Previously, she has also worked in multivariate anomaly detection and supervised machine learning problems.
“At Intuit, I am delighted to work with a team of highly talented people where we learn from each other every day. There is no exaggeration when I say everyone personifies the company’s value of ‘Stronger Together,” said Sayyad.
Further, she said that the leadership is also very clear about the top-level goals called ‘Big Bets’ and tech priorities, and every project is aligned to these goals, so they always have their eye on the big picture and what they are working towards.
Adding to this, she said Intuit has repeatedly been in the top three best places to work in the Great Place to Work ranking because of its employee-first and empathy-driven policies.
The AI and data science team at Intuit is currently about 500 members strong, distributed across multiple geographical locations.
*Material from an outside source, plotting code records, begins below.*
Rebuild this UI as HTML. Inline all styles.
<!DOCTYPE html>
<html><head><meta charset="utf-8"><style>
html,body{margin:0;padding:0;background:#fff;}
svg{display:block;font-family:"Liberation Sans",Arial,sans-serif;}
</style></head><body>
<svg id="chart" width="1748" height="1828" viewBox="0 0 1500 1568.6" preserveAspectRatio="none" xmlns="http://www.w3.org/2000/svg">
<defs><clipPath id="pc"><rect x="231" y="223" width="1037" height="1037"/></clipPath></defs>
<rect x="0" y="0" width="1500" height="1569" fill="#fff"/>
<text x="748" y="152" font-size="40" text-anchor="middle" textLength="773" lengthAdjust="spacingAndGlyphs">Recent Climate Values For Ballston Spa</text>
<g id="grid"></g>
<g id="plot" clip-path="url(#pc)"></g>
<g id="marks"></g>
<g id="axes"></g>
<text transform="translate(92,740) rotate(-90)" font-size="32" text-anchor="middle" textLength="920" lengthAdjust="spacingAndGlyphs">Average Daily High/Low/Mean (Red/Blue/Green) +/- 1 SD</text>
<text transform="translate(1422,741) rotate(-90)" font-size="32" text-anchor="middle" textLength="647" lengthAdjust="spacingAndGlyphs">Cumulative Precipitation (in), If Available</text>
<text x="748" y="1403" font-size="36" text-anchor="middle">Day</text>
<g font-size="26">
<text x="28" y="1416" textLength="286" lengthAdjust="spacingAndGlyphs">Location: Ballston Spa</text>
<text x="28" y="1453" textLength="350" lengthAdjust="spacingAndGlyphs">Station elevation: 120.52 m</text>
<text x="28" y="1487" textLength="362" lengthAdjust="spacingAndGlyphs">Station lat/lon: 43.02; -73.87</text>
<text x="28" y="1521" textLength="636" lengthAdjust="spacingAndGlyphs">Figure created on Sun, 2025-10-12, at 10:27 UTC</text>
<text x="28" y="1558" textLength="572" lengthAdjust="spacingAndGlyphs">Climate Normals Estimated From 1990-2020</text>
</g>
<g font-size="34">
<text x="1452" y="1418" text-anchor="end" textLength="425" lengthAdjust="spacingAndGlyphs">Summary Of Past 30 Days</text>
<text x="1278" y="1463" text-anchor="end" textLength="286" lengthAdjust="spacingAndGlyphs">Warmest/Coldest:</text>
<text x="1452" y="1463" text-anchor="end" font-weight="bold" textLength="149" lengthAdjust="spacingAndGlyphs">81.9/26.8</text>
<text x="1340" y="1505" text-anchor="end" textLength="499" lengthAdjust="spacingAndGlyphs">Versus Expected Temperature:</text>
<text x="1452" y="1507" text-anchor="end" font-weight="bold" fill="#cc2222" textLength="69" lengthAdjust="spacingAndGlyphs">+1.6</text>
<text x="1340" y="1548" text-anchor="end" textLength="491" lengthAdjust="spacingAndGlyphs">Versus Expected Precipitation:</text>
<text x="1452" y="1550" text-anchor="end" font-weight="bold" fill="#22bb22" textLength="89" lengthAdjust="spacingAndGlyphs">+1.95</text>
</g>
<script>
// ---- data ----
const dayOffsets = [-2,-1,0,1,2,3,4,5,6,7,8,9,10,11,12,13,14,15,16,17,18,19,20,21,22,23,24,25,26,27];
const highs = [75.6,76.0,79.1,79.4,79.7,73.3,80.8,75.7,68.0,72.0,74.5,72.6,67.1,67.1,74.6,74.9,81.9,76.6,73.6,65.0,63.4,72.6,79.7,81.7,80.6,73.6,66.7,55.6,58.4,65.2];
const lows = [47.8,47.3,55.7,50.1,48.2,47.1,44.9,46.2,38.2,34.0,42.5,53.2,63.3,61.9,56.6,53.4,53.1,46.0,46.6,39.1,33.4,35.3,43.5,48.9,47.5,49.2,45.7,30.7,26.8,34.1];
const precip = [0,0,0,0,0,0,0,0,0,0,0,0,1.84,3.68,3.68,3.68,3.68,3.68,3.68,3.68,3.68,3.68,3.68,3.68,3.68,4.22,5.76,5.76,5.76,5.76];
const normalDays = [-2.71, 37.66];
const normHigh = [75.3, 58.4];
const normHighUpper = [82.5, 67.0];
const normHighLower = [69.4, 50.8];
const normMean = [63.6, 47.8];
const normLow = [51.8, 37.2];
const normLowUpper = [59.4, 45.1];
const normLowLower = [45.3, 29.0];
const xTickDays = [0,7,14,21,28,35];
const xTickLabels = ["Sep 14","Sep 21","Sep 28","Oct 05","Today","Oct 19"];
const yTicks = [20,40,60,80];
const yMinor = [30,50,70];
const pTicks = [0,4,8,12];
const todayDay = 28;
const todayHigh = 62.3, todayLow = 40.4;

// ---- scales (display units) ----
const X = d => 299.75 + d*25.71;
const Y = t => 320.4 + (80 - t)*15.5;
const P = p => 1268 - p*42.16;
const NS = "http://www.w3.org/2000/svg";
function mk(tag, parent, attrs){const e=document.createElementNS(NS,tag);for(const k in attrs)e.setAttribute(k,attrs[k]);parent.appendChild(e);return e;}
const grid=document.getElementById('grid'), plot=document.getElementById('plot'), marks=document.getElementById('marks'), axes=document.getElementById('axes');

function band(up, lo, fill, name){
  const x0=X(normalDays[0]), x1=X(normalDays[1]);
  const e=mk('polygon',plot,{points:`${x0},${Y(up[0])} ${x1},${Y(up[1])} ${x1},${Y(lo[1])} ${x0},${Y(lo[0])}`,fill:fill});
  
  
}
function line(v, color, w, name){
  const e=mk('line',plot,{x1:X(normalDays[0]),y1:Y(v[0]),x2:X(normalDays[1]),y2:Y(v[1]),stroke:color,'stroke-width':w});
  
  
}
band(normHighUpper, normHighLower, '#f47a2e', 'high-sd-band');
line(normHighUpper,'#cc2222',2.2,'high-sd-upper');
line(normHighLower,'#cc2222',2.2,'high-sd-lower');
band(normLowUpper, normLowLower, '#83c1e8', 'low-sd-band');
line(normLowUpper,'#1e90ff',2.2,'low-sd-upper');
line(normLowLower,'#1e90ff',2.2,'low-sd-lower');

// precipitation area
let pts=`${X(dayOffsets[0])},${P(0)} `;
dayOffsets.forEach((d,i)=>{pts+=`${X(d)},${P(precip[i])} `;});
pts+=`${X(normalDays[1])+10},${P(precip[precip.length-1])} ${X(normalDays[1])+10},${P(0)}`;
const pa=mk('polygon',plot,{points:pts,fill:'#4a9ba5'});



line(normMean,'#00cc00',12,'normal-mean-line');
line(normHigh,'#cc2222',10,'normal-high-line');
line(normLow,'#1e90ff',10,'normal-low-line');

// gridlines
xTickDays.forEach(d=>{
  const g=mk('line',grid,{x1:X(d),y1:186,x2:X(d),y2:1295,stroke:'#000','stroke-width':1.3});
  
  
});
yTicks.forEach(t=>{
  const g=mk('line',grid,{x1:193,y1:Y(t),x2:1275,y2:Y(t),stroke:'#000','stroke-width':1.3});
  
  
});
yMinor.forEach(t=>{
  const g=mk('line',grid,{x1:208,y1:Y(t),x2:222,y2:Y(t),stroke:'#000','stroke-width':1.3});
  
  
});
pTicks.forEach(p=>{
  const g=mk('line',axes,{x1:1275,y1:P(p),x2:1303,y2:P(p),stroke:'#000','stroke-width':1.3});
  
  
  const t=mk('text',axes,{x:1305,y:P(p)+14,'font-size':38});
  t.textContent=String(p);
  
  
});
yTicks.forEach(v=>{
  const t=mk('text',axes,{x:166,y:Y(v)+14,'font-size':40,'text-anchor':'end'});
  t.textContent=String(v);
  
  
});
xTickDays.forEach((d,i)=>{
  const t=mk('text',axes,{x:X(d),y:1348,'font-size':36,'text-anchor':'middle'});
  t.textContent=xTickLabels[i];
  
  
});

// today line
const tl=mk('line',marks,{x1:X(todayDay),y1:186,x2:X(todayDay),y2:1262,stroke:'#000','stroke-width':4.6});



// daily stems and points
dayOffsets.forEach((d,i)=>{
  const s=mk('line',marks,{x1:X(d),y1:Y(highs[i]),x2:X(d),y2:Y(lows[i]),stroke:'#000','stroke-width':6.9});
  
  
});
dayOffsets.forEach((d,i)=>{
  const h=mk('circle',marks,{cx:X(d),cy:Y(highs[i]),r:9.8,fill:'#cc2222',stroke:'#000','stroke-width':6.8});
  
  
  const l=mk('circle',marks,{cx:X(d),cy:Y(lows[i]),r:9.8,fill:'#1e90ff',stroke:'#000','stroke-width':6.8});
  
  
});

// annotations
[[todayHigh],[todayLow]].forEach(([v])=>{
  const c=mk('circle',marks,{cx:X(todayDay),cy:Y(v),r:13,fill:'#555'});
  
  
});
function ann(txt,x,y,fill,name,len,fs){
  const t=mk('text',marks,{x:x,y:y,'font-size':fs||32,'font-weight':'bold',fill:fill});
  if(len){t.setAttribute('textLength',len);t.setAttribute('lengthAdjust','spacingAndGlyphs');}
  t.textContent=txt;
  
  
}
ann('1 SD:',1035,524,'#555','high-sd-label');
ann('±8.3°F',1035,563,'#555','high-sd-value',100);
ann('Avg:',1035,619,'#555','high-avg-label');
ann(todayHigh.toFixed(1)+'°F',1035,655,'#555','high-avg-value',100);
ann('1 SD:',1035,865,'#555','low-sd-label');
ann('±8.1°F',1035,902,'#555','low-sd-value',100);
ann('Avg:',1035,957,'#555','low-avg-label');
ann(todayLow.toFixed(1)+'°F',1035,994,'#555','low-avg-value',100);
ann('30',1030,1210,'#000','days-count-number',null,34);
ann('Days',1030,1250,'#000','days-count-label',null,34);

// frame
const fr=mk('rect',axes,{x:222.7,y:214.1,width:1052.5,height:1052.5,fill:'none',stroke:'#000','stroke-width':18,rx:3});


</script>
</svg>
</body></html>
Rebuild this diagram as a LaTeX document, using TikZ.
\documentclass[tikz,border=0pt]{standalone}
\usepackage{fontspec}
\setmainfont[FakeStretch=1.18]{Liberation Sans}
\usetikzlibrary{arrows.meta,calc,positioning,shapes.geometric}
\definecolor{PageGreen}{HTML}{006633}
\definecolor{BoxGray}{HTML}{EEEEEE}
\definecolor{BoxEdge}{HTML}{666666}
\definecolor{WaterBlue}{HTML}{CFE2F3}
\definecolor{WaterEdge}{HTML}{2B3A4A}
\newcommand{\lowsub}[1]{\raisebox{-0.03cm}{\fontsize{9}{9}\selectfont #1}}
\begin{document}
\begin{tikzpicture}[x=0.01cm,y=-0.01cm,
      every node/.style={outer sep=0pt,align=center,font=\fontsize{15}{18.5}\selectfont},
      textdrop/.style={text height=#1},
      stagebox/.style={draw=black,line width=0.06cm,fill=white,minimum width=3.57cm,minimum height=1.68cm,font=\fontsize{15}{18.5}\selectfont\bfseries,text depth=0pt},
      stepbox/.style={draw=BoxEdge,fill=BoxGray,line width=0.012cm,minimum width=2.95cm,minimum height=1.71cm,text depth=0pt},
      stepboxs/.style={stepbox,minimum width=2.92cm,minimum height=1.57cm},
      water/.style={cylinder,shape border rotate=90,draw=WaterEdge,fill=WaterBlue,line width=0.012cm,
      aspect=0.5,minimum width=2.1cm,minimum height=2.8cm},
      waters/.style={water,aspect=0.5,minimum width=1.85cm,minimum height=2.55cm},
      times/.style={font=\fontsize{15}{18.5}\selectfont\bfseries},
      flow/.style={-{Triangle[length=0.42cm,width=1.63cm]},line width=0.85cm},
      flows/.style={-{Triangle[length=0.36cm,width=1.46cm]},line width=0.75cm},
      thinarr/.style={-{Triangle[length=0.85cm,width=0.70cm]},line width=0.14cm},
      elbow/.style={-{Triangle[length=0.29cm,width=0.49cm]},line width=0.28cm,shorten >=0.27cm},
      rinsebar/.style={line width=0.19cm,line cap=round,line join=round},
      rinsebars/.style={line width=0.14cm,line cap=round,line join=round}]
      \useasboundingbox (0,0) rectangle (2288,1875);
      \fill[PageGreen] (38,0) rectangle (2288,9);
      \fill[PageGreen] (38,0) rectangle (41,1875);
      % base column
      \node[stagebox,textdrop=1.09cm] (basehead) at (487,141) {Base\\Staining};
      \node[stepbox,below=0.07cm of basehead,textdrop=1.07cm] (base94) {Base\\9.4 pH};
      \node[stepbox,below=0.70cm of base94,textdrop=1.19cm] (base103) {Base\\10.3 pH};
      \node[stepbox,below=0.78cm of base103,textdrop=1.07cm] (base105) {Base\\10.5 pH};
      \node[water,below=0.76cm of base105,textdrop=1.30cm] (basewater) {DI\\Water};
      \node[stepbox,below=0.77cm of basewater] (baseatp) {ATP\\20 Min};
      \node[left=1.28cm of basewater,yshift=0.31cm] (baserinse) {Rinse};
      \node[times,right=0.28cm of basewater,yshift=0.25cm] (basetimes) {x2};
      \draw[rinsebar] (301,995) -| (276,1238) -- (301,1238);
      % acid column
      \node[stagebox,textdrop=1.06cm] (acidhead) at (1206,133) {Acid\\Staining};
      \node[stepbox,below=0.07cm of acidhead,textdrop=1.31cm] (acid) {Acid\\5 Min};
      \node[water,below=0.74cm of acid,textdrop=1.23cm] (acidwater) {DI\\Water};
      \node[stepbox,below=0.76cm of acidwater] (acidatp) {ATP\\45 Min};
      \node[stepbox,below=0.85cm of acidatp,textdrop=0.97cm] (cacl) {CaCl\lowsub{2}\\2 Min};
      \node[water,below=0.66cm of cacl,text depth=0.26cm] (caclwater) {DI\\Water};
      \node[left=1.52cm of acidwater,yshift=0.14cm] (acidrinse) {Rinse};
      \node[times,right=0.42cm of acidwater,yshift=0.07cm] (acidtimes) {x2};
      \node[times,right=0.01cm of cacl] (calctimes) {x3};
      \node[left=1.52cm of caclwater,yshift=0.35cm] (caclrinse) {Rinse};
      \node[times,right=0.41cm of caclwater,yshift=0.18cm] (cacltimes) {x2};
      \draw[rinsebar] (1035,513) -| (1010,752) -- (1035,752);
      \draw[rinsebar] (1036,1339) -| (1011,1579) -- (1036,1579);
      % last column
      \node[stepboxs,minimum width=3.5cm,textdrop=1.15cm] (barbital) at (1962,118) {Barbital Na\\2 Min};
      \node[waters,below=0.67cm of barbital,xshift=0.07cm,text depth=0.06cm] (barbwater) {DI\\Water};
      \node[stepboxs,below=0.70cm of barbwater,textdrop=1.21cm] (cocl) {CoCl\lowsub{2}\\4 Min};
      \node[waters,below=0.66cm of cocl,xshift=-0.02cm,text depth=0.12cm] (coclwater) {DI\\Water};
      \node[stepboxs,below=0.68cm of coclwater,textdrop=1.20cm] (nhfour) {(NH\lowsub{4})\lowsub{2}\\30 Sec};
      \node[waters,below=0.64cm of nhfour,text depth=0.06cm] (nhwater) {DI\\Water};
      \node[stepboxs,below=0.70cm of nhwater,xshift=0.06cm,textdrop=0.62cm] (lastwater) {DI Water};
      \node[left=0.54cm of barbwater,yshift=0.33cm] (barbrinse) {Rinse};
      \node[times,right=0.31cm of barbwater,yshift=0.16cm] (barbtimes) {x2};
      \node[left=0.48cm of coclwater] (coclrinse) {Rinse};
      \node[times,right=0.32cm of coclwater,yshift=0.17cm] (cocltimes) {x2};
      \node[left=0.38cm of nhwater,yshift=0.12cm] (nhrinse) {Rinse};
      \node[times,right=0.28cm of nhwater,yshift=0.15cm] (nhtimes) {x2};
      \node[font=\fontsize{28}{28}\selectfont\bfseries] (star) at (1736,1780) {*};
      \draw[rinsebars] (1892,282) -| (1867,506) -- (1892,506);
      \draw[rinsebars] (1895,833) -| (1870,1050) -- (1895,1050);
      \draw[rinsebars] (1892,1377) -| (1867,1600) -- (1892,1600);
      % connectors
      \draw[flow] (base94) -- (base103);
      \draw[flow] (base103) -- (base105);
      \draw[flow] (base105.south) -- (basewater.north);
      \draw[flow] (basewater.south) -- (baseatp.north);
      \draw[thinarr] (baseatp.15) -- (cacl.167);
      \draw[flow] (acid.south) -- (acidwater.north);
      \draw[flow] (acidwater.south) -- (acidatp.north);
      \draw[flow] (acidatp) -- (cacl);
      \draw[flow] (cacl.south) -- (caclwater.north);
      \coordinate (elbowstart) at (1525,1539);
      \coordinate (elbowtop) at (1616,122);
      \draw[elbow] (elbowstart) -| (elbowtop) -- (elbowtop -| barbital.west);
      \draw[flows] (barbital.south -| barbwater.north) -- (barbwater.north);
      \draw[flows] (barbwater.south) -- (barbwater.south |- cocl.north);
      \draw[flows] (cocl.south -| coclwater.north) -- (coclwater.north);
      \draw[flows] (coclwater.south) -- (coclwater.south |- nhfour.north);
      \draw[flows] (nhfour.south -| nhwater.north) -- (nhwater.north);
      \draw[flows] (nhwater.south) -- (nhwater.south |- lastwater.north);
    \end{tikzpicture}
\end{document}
For example, the team in India consists of data scientists, machine learning engineers, machine learning infrastructure engineers, business analysts and programme managers.
Sayyad said that there is a lot of encouragement and opportunity for peer-to-peer learning. “We have a cadence of knowledge sharing sessions within our team and have resources available to learn what other members have worked on. Contributing in these forums and sharing valuable feedback is one of the ways we contribute to each other’s success,” she added.